• Do this
Print the first line of the material below and each line after it, exactly as written, ending with the line that contains "(9,11) -- (665,11);".

• Records for this exercise
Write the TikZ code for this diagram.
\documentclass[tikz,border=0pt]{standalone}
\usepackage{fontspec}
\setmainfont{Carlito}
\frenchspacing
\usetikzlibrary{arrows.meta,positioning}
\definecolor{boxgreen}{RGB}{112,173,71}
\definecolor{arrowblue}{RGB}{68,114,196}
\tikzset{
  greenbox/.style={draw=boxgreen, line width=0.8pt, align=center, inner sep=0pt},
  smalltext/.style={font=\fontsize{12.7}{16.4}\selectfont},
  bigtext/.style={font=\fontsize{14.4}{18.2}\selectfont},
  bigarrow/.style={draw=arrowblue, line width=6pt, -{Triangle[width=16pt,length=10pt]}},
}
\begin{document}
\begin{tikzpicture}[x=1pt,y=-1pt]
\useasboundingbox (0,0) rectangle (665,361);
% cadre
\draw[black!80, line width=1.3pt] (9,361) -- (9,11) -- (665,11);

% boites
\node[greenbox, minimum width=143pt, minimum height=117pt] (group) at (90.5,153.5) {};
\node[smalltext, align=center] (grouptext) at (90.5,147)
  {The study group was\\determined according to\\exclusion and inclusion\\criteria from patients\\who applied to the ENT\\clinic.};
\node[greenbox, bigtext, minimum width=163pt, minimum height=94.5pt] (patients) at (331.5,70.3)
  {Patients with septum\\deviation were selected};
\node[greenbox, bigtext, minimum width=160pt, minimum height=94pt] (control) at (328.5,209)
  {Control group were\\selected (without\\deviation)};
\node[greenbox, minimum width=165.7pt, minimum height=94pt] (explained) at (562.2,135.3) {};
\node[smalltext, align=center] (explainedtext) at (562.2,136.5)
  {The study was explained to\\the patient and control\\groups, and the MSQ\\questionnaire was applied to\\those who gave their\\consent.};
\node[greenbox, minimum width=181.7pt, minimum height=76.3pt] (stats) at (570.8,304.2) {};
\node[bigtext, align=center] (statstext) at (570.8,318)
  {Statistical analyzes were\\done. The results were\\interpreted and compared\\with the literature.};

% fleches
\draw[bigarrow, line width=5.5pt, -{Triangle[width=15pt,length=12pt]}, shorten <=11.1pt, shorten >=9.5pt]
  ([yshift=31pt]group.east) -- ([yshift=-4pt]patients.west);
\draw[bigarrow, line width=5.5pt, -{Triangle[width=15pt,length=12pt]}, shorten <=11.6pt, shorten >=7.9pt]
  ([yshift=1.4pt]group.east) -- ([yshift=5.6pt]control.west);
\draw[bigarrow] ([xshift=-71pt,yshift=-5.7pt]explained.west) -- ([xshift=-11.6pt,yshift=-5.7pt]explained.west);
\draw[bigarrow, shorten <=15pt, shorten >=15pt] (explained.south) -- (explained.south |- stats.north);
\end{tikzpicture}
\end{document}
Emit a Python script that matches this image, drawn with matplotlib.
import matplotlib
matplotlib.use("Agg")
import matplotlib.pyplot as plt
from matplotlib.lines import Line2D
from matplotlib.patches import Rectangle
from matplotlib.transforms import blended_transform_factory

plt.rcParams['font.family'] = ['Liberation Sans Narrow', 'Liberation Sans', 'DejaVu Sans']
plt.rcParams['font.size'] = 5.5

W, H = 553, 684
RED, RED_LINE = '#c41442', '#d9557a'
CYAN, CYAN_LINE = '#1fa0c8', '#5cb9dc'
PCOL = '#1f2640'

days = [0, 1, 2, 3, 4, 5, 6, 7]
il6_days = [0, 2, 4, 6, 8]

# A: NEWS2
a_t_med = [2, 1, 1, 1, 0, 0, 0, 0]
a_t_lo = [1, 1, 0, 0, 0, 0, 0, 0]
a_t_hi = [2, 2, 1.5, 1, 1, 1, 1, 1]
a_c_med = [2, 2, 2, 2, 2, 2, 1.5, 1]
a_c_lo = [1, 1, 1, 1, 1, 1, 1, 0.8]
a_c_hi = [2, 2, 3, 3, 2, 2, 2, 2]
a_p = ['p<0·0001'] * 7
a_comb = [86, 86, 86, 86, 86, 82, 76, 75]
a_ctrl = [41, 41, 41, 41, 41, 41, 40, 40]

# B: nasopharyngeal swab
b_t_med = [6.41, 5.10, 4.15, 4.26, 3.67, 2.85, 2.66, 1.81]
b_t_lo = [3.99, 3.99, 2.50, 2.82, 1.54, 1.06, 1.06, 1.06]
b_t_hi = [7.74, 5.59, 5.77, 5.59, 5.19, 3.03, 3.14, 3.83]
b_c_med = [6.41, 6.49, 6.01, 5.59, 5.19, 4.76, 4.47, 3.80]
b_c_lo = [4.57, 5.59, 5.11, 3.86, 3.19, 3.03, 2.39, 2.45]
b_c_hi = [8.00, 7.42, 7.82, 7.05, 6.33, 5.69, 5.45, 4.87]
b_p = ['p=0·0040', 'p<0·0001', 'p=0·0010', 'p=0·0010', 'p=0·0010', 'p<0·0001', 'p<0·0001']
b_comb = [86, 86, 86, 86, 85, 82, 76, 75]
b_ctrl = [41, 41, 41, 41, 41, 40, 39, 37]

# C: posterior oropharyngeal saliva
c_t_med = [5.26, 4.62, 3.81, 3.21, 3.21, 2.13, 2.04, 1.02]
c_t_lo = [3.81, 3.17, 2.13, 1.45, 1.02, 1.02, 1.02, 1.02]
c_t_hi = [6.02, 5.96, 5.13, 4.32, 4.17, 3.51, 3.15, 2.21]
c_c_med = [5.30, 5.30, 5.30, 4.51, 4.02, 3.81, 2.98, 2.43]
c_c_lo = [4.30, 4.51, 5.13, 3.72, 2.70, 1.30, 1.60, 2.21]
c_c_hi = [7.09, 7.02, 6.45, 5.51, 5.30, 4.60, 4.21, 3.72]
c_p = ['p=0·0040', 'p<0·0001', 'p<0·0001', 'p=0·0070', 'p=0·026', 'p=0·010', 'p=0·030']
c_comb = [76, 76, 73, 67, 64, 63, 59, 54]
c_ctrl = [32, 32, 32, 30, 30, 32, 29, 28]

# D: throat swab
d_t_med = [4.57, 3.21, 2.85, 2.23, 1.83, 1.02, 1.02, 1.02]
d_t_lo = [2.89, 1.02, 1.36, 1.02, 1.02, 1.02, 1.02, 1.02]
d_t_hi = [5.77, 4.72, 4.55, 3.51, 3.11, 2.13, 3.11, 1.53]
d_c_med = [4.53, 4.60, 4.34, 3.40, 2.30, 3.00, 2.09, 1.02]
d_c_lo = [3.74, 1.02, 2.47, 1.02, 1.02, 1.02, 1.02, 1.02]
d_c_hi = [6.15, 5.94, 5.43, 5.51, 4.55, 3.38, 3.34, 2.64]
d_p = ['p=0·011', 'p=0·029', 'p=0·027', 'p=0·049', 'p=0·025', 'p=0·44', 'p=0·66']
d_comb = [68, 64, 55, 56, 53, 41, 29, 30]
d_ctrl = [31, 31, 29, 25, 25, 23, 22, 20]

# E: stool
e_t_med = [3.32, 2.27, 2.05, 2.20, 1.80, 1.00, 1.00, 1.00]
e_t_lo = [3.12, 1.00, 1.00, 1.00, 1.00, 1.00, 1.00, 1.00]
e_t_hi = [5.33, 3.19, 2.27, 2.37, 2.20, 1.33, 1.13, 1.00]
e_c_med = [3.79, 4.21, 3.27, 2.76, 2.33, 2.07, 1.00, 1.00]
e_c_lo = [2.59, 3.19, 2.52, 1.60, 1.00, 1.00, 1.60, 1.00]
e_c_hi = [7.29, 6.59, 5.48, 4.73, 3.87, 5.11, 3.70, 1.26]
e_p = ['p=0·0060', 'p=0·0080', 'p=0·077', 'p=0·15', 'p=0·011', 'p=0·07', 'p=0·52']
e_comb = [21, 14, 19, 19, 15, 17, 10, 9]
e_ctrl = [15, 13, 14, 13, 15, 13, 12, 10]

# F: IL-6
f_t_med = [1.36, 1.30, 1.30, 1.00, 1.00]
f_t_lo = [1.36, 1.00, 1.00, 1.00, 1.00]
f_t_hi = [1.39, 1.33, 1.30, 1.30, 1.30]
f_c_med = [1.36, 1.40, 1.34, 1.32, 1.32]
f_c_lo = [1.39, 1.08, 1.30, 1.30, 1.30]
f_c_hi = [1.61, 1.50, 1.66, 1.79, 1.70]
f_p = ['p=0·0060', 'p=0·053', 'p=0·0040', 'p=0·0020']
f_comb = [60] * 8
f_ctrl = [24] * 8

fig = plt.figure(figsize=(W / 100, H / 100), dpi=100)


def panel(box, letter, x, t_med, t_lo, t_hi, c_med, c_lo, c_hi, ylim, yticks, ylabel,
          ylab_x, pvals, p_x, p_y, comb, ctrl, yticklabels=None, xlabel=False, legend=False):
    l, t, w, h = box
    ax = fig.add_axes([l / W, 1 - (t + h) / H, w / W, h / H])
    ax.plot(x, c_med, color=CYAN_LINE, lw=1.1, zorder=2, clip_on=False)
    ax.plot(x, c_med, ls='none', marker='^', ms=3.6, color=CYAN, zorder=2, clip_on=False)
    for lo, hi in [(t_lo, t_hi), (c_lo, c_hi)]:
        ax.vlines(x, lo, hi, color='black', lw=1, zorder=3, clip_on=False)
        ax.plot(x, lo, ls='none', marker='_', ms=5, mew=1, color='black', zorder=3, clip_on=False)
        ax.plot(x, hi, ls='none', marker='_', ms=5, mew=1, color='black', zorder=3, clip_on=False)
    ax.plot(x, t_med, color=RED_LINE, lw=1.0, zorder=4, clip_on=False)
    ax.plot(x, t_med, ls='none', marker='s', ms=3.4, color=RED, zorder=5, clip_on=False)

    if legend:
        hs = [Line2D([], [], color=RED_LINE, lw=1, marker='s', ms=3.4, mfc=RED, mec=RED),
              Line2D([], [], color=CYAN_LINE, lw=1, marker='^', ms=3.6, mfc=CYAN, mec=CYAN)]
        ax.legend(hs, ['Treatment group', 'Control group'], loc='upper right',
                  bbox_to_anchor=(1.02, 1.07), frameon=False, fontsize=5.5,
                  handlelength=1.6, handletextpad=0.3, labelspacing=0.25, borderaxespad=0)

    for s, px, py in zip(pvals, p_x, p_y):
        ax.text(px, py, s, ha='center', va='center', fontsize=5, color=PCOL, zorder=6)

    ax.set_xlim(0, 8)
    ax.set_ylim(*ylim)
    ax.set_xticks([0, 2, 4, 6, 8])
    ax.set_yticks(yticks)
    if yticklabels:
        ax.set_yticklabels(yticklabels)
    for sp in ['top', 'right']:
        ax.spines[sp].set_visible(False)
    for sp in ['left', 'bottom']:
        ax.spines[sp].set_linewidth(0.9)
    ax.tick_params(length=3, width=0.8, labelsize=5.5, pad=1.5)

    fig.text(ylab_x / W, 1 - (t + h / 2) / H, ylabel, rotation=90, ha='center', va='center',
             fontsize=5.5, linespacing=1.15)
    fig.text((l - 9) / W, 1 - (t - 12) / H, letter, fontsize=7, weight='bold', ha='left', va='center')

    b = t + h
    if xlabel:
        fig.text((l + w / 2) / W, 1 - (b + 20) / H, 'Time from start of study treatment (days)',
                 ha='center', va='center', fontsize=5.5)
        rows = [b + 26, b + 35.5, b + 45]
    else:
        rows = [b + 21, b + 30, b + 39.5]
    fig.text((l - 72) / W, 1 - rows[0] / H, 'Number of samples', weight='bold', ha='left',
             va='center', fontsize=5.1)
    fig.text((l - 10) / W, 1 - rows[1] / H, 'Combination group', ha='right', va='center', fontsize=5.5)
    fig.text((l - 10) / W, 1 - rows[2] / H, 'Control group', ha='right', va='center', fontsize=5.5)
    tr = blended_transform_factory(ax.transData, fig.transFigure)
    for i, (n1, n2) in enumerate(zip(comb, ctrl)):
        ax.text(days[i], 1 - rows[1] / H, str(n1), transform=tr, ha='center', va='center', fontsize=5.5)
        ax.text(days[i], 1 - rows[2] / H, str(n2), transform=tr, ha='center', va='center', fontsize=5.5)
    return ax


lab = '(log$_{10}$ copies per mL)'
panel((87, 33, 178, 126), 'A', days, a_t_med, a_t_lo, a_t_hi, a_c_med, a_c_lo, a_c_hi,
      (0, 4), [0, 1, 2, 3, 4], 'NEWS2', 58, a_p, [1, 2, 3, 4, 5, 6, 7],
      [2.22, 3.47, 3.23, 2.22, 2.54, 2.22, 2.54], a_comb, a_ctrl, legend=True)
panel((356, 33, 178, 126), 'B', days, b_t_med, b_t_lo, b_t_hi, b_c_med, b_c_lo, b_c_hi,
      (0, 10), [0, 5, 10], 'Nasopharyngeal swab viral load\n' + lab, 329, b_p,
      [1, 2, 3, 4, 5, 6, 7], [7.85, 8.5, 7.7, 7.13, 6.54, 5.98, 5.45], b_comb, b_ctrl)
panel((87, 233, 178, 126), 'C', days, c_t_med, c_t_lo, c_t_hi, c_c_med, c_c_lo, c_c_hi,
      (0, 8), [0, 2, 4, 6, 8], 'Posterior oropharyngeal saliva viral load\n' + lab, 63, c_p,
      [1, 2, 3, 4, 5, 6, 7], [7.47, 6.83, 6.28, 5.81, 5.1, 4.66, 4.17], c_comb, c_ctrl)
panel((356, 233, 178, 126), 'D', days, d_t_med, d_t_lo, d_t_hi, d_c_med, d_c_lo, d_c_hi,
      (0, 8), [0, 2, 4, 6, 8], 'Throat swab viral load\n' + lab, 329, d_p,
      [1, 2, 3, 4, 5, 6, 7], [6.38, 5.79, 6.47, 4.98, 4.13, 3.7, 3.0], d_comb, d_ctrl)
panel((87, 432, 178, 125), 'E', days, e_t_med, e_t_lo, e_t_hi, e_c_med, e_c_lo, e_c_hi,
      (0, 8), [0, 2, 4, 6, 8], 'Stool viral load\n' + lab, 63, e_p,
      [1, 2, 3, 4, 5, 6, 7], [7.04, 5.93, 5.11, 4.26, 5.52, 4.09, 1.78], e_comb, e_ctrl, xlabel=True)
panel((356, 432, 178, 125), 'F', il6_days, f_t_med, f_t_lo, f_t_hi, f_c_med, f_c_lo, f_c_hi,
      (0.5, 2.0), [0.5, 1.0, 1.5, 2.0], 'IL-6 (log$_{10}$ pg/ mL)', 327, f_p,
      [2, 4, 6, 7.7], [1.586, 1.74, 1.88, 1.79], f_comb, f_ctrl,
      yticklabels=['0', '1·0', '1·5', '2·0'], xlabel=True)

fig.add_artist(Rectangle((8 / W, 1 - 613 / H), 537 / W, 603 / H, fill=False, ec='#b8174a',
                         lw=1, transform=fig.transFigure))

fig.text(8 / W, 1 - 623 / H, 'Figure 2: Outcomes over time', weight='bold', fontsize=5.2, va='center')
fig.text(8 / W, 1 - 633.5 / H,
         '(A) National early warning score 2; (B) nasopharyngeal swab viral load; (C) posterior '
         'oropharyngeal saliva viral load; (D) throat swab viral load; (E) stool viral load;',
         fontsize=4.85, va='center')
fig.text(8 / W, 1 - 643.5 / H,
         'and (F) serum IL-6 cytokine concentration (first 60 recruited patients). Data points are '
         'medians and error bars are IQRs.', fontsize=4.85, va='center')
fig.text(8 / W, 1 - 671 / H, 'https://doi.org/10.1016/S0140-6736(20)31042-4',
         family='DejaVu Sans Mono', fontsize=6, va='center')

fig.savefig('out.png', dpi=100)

• The completed task
Write the TikZ code for this diagram.
\documentclass[tikz,border=0pt]{standalone}
\usepackage{fontspec}
\setmainfont{Carlito}
\frenchspacing
\usetikzlibrary{arrows.meta,positioning}
\definecolor{boxgreen}{RGB}{112,173,71}
\definecolor{arrowblue}{RGB}{68,114,196}
\tikzset{
  greenbox/.style={draw=boxgreen, line width=0.8pt, align=center, inner sep=0pt},
  smalltext/.style={font=\fontsize{12.7}{16.4}\selectfont},
  bigtext/.style={font=\fontsize{14.4}{18.2}\selectfont},
  bigarrow/.style={draw=arrowblue, line width=6pt, -{Triangle[width=16pt,length=10pt]}},
}
\begin{document}
\begin{tikzpicture}[x=1pt,y=-1pt]
\useasboundingbox (0,0) rectangle (665,361);
% cadre
\draw[black!80, line width=1.3pt] (9,361) -- (9,11) -- (665,11);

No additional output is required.